Si la divine miséricorde ne le prévenait, il languirait dans une
éternelle impuissance de tout bien. Plus la grâce donc lui est donnée
avec abondance, plus il a raison de s'humilier, en voyant ce qu'il
serait sans elle, ce qu'il est par son propre fonds. Créature insensée
qui t'enorgueillis des dons de Dieu,
qu'as-tu que tu n'aies reçu, et si tu l'as reçu pourquoi te glorifier, comme si tu ne l'avais pas reçu (1)?
Il faut que l'orgueil plie sous cette parole, et que l'homme
tout entier s'anéantisse en présence de Celui qui seul le retire de
l'abîme où le péché l'avait précipité. Il ne se relève qu'en
s'abaissant: ce qui faisait dire à saint Paul:
Quand je me sens faible, c'est alors que je suis fort(2).
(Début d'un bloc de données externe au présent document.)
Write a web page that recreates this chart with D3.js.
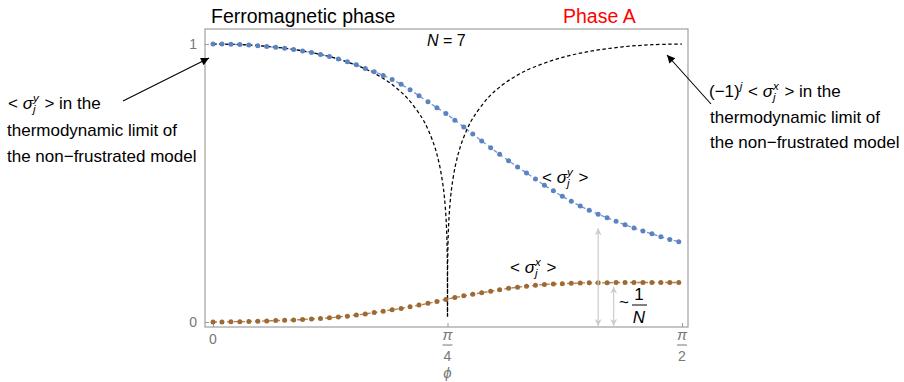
<!DOCTYPE html>
<html><head><meta charset="utf-8">
<script src="https://cdn.jsdelivr.net/npm/d3@7"></script>
<style>body{margin:0;background:#fff}svg{display:block}text{font-family:"Liberation Sans",Arial,sans-serif}</style>
</head><body><svg id="c" width="904" height="382"></svg>
<script>
// ---- data ----
const phiGrid = [0,0.03,0.06,0.09,0.12,0.15,0.18,0.21,0.24,0.27,0.30,0.33,0.36,0.39,0.42,0.45,0.48,0.51,0.54,0.57,0.60,0.63,0.66,0.69,0.72,0.75,0.78,0.81,0.84,0.87,0.90,0.93,0.96,0.99,1.02,1.05,1.08,1.11,1.14,1.17,1.20,1.23,1.26,1.29,1.32,1.35,1.38,1.41,1.44,1.47,1.50,1.53,1.56];
const sigmaY = [1.000,1.000,0.999,0.998,0.996,0.994,0.991,0.988,0.985,0.980,0.975,0.969,0.962,0.955,0.946,0.936,0.925,0.912,0.900,0.887,0.872,0.855,0.835,0.814,0.792,0.771,0.750,0.726,0.701,0.676,0.651,0.627,0.603,0.580,0.558,0.536,0.514,0.492,0.472,0.452,0.434,0.417,0.402,0.388,0.375,0.362,0.350,0.338,0.327,0.317,0.307,0.297,0.289];
const sigmaX = [0.000,0.000,0.001,0.001,0.002,0.003,0.004,0.005,0.006,0.007,0.009,0.011,0.013,0.015,0.018,0.021,0.025,0.029,0.034,0.039,0.044,0.049,0.055,0.061,0.067,0.074,0.081,0.088,0.094,0.100,0.105,0.111,0.116,0.121,0.125,0.129,0.132,0.135,0.137,0.138,0.139,0.140,0.141,0.141,0.141,0.142,0.142,0.142,0.142,0.142,0.142,0.142,0.142];
const limitPhiL = [0,0.1,0.2,0.3,0.4,0.5,0.55,0.6,0.65,0.7,0.72,0.74,0.75,0.76,0.77,0.775,0.78,0.783,0.785,0.7853,0.78539];
const limitValL = [1,0.9975,0.9896,0.9752,0.9520,0.9152,0.8888,0.8540,0.8060,0.7342,0.6931,0.6386,0.6029,0.5576,0.4944,0.4495,0.3821,0.3125,0.1998,0.1407,0.02];
const limitPhiR = [0.78541,0.7855,0.7858,0.7878,0.7908,0.7958,0.8008,0.8108,0.8208,0.8308,0.8508,0.8708,0.9208,0.9708,1.0208,1.0708,1.1708,1.2708,1.3708,1.4708,1.5708];
const limitValR = [0.02,0.1407,0.1998,0.3125,0.3821,0.4495,0.4944,0.5576,0.6029,0.6386,0.6931,0.7342,0.8060,0.8540,0.8888,0.9152,0.9520,0.9752,0.9896,0.9975,1];
const yTicks = [0,1];
const xTicks = [0, Math.PI/4, Math.PI/2];
const xTickLabels = [["0"],["π","4"],["π","2"]];

// ---- chart ----
const svg = d3.select("#c");
const FONT = '"Liberation Sans",Arial,sans-serif';
const x = d3.scaleLinear().domain([0, Math.PI/2]).range([213, 682]);
const y = d3.scaleLinear().domain([0, 1]).range([322, 44]);
const fx0 = x(-0.0268), fx1 = x(Math.PI/2 + 0.0201), fy0 = y(1.054), fy1 = y(-0.018);

const BLUE = "#5B83C4", BROWN = "#9E6A33", GRAY = "#777";

svg.append("defs").html(
 '<marker id="ah" viewBox="0 0 10 10" refX="10" refY="5" markerWidth="11" markerHeight="8" markerUnits="userSpaceOnUse" orient="auto"><path d="M0,0L10,5L0,10z" fill="#000"/></marker>'+
 '<marker id="gh" viewBox="0 0 10 10" refX="10" refY="5" markerWidth="10" markerHeight="7" markerUnits="userSpaceOnUse" orient="auto"><path d="M0,0L10,5L0,10L3,5z" fill="#ccc"/></marker>');

// frame
svg.append("rect").attr("x", fx0).attr("y", fy0).attr("width", fx1-fx0).attr("height", fy1-fy0)
  .attr("fill","none").attr("stroke","#a0a0a0").attr("stroke-width",1.2);

// axes (ticks inward)
const ya = svg.append("g").attr("transform",`translate(${fx0},0)`)
  .call(d3.axisLeft(y).tickValues(yTicks).tickSizeInner(-4).tickSizeOuter(0).tickPadding(8).tickFormat(d3.format("d")));
const xa = svg.append("g").attr("transform",`translate(0,${fy1})`)
  .call(d3.axisBottom(x).tickValues(xTicks).tickSizeInner(-4).tickSizeOuter(0).tickFormat(""));
[ya,xa].forEach(a=>{a.select(".domain").remove(); a.selectAll("line").attr("stroke","#999");
  a.selectAll("text").attr("fill",GRAY).style("font-family",FONT).style("font-size","14px");});

// x tick labels (fractions)
xTicks.forEach((v,i)=>{
  const lab = xTickLabels[i], cx = x(v);
  if (lab.length===1){
    svg.append("text").attr("x",cx).attr("y",344).attr("text-anchor","middle").attr("fill",GRAY).attr("font-size",14).text(lab[0]);
  } else {
    svg.append("text").attr("x",cx).attr("y",340).attr("text-anchor","middle").attr("fill",GRAY).attr("font-size",15).attr("font-style","italic").text(lab[0]);
    svg.append("line").attr("x1",cx-5).attr("x2",cx+5).attr("y1",345).attr("y2",345).attr("stroke",GRAY).attr("stroke-width",1);
    svg.append("text").attr("x",cx).attr("y",361).attr("text-anchor","middle").attr("fill",GRAY).attr("font-size",14).text(lab[1]);
  }
});
svg.append("text").attr("x",x(Math.PI/4)).attr("y",378).attr("text-anchor","middle").attr("fill",GRAY)
  .attr("font-size",15).attr("font-style","italic").text("ϕ");

// series lines
const line = d3.line().x(d=>x(d[0])).y(d=>y(d[1])).curve(d3.curveMonotoneX);
const sy = phiGrid.map((p,i)=>[p,sigmaY[i]]);
const sx = phiGrid.map((p,i)=>[p,sigmaX[i]]);
svg.append("path").attr("d",line(sy)).attr("fill","none").attr("stroke",BLUE).attr("stroke-width",1.3).attr("stroke-dasharray","4,3").attr("opacity",0.85);
svg.append("path").attr("d",line(sx)).attr("fill","none").attr("stroke",BROWN).attr("stroke-width",1.3).attr("stroke-dasharray","4,3").attr("opacity",0.85);

// thermodynamic limit curves
const limL = limitPhiL.map((p,i)=>[p,limitValL[i]]);
const limR = limitPhiR.map((p,i)=>[p,limitValR[i]]);
[limL,limR].forEach(d=>svg.append("path").attr("d",d3.line().x(e=>x(e[0])).y(e=>y(e[1])).curve(d3.curveCatmullRom)(d))
  .attr("fill","none").attr("stroke","#000").attr("stroke-width",1.25).attr("stroke-dasharray","3.5,2.5"));

// points
svg.append("g").selectAll("circle").data(sy).join("circle").attr("cx",d=>x(d[0])).attr("cy",d=>y(d[1])).attr("r",2.5).attr("fill",BLUE);
svg.append("g").selectAll("circle").data(sx).join("circle").attr("cx",d=>x(d[0])).attr("cy",d=>y(d[1])).attr("r",2.5).attr("fill",BROWN);

// math text helper
function mathText(x0, yb, parts, size, color){
  const g = svg.append("g");
  let cx = x0;
  parts.forEach(p=>{
    if (p.sup!==undefined || p.sub!==undefined){
      let w = 0;
      if (p.sup){ const t=g.append("text").attr("x",cx).attr("y",yb-size*0.42).attr("font-size",size*0.68).attr("font-style","italic").attr("fill",color).text(p.sup); w=Math.max(w,t.node().getComputedTextLength()); }
      if (p.sub){ const t=g.append("text").attr("x",cx).attr("y",yb+size*0.25).attr("font-size",size*0.68).attr("font-style","italic").attr("fill",color).text(p.sub); w=Math.max(w,t.node().getComputedTextLength()); }
      cx += w + 1;
    } else {
      const t = g.append("text").attr("x",cx).attr("y",yb).attr("font-size",size).attr("fill",color).style("white-space","pre")
        .attr("font-style",p.it?"italic":"normal").text(p.t);
      cx += t.node().getComputedTextLength();
    }
  });
  return g;
}

// titles
svg.append("text").attr("x",211).attr("y",23).attr("font-size",19.5).attr("fill","#000").text("Ferromagnetic phase");
svg.append("text").attr("x",563).attr("y",23).attr("font-size",19.5).attr("fill","#ff0000").text("Phase A");
mathText(427, 46, [{t:"N",it:true},{t:" = 7"}], 16, "#000");

// curve labels
mathText(542, 183, [{t:"< "},{t:"σ",it:true},{sup:"y",sub:"j"},{t:" >"}], 17, "#000");
mathText(510, 273, [{t:"< "},{t:"σ",it:true},{sup:"x",sub:"j"},{t:" >"}], 17, "#000");

// left annotation
mathText(8, 109, [{t:"< "},{t:"σ",it:true},{sup:"y",sub:"j"},{t:" > in the"}], 17, "#000");
svg.append("text").attr("x",7).attr("y",136).attr("font-size",17).text("thermodynamic limit of");
svg.append("text").attr("x",7).attr("y",162).attr("font-size",17).text("the non−frustrated model");
svg.append("line").attr("x1",123).attr("y1",101).attr("x2",209).attr("y2",58).attr("stroke","#000").attr("stroke-width",1.1).attr("marker-end","url(#ah)");

// right annotation
mathText(709, 97, [{t:"(−1)"},{sup:"j"},{t:" < "},{t:"σ",it:true},{sup:"x",sub:"j"},{t:" > in the"}], 17, "#000");
svg.append("text").attr("x",710).attr("y",123).attr("font-size",17).text("thermodynamic limit of");
svg.append("text").attr("x",710).attr("y",148).attr("font-size",17).text("the non−frustrated model");
svg.append("line").attr("x1",711).attr("y1",104).attr("x2",667).attr("y2",55).attr("stroke","#000").attr("stroke-width",1.1).attr("marker-end","url(#ah)");

// gray double arrows
const ax1 = x(1.29), ax2 = x(1.342);
function dbl(xx, yTop, yBot){
  const ym = (yTop+yBot)/2;
  svg.append("line").attr("x1",xx).attr("x2",xx).attr("y1",ym).attr("y2",yTop).attr("stroke","#ccc").attr("stroke-width",1.2).attr("marker-end","url(#gh)");
  svg.append("line").attr("x1",xx).attr("x2",xx).attr("y1",ym).attr("y2",yBot).attr("stroke","#ccc").attr("stroke-width",1.2).attr("marker-end","url(#gh)");
}
dbl(ax1, y(0.337), y(-0.014));
dbl(ax2, y(0.127), y(-0.014));
svg.append("text").attr("x",619).attr("y",308).attr("font-size",17).text("~");
svg.append("text").attr("x",639).attr("y",300).attr("text-anchor","middle").attr("font-size",17).text("1");
svg.append("line").attr("x1",632).attr("x2",647).attr("y1",305).attr("y2",305).attr("stroke","#000").attr("stroke-width",1);
svg.append("text").attr("x",639).attr("y",323).attr("text-anchor","middle").attr("font-size",17).attr("font-style","italic").text("N");
</script></body></html>
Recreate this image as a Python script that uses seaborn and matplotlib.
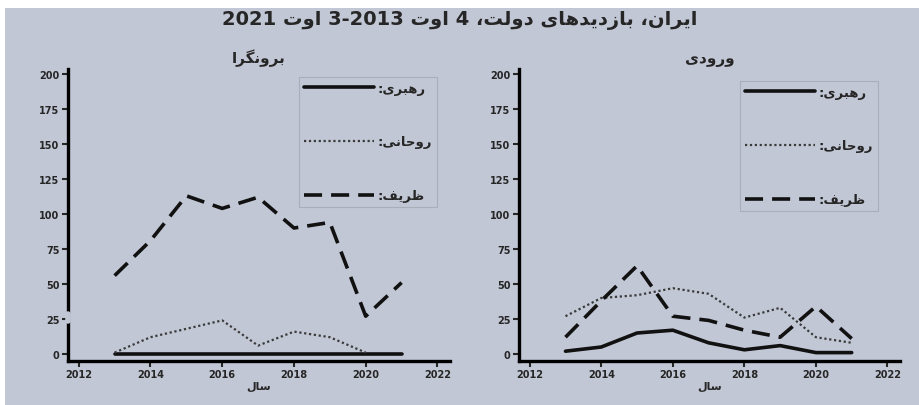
import re
import pandas as pd
import matplotlib
matplotlib.use('Agg')
import matplotlib.pyplot as plt
from matplotlib.patches import Rectangle
import seaborn as sns

# --- data ---
years = [2013, 2014, 2015, 2016, 2017, 2018, 2019, 2020, 2021]
leaders = ['رهبری', 'روحانی', 'ظریف']

out_khamenei = [0, 0, 0, 0, 0, 0, 0, 0, 0]
out_rouhani = [1, 12, 18, 24, 6, 16, 12, 1, None]
out_zarif = [56, 81, 113, 104, 112, 90, 94, 27, 51]

in_khamenei = [2, 5, 15, 17, 8, 3, 6, 1, 1]
in_rouhani = [27, 40, 42, 47, 43, 26, 33, 12, 8]
in_zarif = [12, 38, 63, 27, 24, 17, 12, 34, 11]

x_ticks = [2012, 2014, 2016, 2018, 2020, 2022]
y_ticks = [0, 25, 50, 75, 100, 125, 150, 175, 200]

TITLE = 'ایران، بازدیدهای دولت، 4 اوت 2013-3 اوت 2021'
LEFT_TITLE = 'برونگرا'
RIGHT_TITLE = 'ورودی'
XLABEL = 'سال'

BG = '#c2c7d5'

# --- minimal Persian shaping (matplotlib has no RTL / joining support) ---
FORMS = {
    'ا': ('\uFE8D', '\uFE8E', None, None),
    'ب': ('\uFE8F', '\uFE90', '\uFE91', '\uFE92'),
    'ت': ('\uFE95', '\uFE96', '\uFE97', '\uFE98'),
    'ح': ('\uFEA1', '\uFEA2', '\uFEA3', '\uFEA4'),
    'د': ('\uFEA9', '\uFEAA', None, None),
    'ر': ('\uFEAD', '\uFEAE', None, None),
    'ز': ('\uFEAF', '\uFEB0', None, None),
    'س': ('\uFEB1', '\uFEB2', '\uFEB3', '\uFEB4'),
    'ظ': ('\uFEC5', '\uFEC6', '\uFEC7', '\uFEC8'),
    'ف': ('\uFED1', '\uFED2', '\uFED3', '\uFED4'),
    'ل': ('\uFEDD', '\uFEDE', '\uFEDF', '\uFEE0'),
    'ن': ('\uFEE5', '\uFEE6', '\uFEE7', '\uFEE8'),
    'ه': ('\uFEE9', '\uFEEA', '\uFEEB', '\uFEEC'),
    'و': ('\uFEED', '\uFEEE', None, None),
    'ی': ('\uFBFC', '\uFBFD', '\uFBFE', '\uFBFF'),
    'گ': ('\uFB92', '\uFB93', '\uFB94', '\uFB95'),
}


def fa(text):
    """Shape Persian letters and put them in visual (left-to-right) order."""
    out = []
    for i, c in enumerate(text):
        if c not in FORMS:
            out.append(c)
            continue
        prev = text[i - 1] if i > 0 else None
        nxt = text[i + 1] if i + 1 < len(text) else None
        join_prev = prev in FORMS and FORMS[prev][2] is not None
        join_next = FORMS[c][2] is not None and nxt in FORMS
        iso, fin, ini, med = FORMS[c]
        if join_prev and join_next:
            out.append(med)
        elif join_prev:
            out.append(fin)
        elif join_next:
            out.append(ini)
        else:
            out.append(iso)
    tokens = re.findall(r'[0-9]+|[^0-9]+', ''.join(out))
    return ''.join(t if t.isdigit() else t[::-1] for t in reversed(tokens))


def long_frame(kh, ro, za):
    rows = []
    for name, vals in zip(leaders, [kh, ro, za]):
        for y, v in zip(years, vals):
            rows.append({'year': y, 'visits': v, 'leader': name})
    return pd.DataFrame(rows)


df_out = long_frame(out_khamenei, out_rouhani, out_zarif)
df_in = long_frame(in_khamenei, in_rouhani, in_zarif)

sns.set_style('ticks')
plt.rcParams['font.family'] = ['DejaVu Sans']
plt.rcParams['font.weight'] = 'bold'

fig = plt.figure(figsize=(9.2, 4.06), dpi=100)
fig.patch.set_facecolor('white')
fig.add_artist(Rectangle((5 / 920, 0), 1, 1 - 9 / 406, transform=fig.transFigure,
                         facecolor=BG, edgecolor='none', zorder=-10))

ax_l = fig.add_axes([68 / 920, 1 - 362 / 406, 382 / 920, 292 / 406])
ax_r = fig.add_axes([519 / 920, 1 - 362 / 406, 381 / 920, 292 / 406])

palette = {'رهبری': '#111111', 'روحانی': '#3a3a3a', 'ظریف': '#111111'}
dashes = {'رهبری': '', 'روحانی': (1, 1.2), 'ظریف': (5, 2.5)}
widths = {'رهبری': 2.6, 'روحانی': 1.6, 'ظریف': 2.6}

for ax, df, title, anchor in [(ax_l, df_out, LEFT_TITLE, (0.966, 0.973)),
                              (ax_r, df_in, RIGHT_TITLE, (0.942, 0.959))]:
    ax.set_facecolor('none')
    for name in leaders:
        sub = df[df['leader'] == name].dropna()
        sns.lineplot(data=sub, x='year', y='visits', ax=ax, color=palette[name],
                     linewidth=widths[name], label=fa(name + ':'))
        if dashes[name]:
            ax.lines[-1].set_dashes(dashes[name])
    ax.set_xlim(2011.7, 2022.35)
    ax.set_ylim(-5, 203.6)
    ax.set_xticks(x_ticks)
    ax.set_yticks(y_ticks)
    ax.tick_params(labelsize=7, width=1.5, length=4, pad=2)
    for lab in ax.get_xticklabels() + ax.get_yticklabels():
        lab.set_fontweight('bold')
    sns.despine(ax=ax)
    for sp in ['left', 'bottom']:
        ax.spines[sp].set_linewidth(2.4)
        ax.spines[sp].set_color('black')
    ax.set_title(fa(title), fontsize=11, fontweight='bold', pad=5)
    ax.set_xlabel(fa(XLABEL), fontsize=8, fontweight='bold', labelpad=1)
    ax.set_ylabel('')
    leg = ax.legend(loc='upper right', bbox_to_anchor=anchor, borderaxespad=0,
                    markerfirst=True, handlelength=5.3, handletextpad=0.3,
                    labelspacing=3.1, borderpad=0.35, fontsize=9.5,
                    frameon=True, fancybox=False)
    leg.get_frame().set_facecolor(BG)
    leg.get_frame().set_edgecolor('#a4a8b2')
    leg.get_frame().set_linewidth(0.8)
    for t in leg.get_texts():
        t.set_fontweight('bold')

# axis break on the outbound panel
ax_l.plot([0, 0], [0.137, 0.161], transform=ax_l.transAxes, color=BG,
          linewidth=4, clip_on=False, zorder=5)

fig.text(0.5, 1 - 21 / 406, fa(TITLE), ha='center', va='center',
         fontsize=14, fontweight='bold')

fig.savefig('out.png', dpi=100, facecolor=fig.get_facecolor())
Je vous comprends, ô grand Apôtre ! Ce sentiment qui vous humilie, appelle la grâce promise
aux humbles(3), et par elle, vous êtes revêtu de la force de Dieu même.
Que ne devons-nous point à ce Dieu de bonté, et que lui
rendrons-nous pour tant de bienfaits ? Hélas ! Dans notre indigence,
nous n'avons à lui offrir que notre cœur, et c'est aussi ce qu'il
demande de sa pauvre créature. Que ce cœur au moins lui appartienne
sans réserve, que rien ne le partage. Qu'il ne veuille, qu'il ne goûte
que Dieu, ne vive que de son amour, et qu'ainsi commence sur la terre
cette union ravissante qui sera plus tard notre éternelle félicité.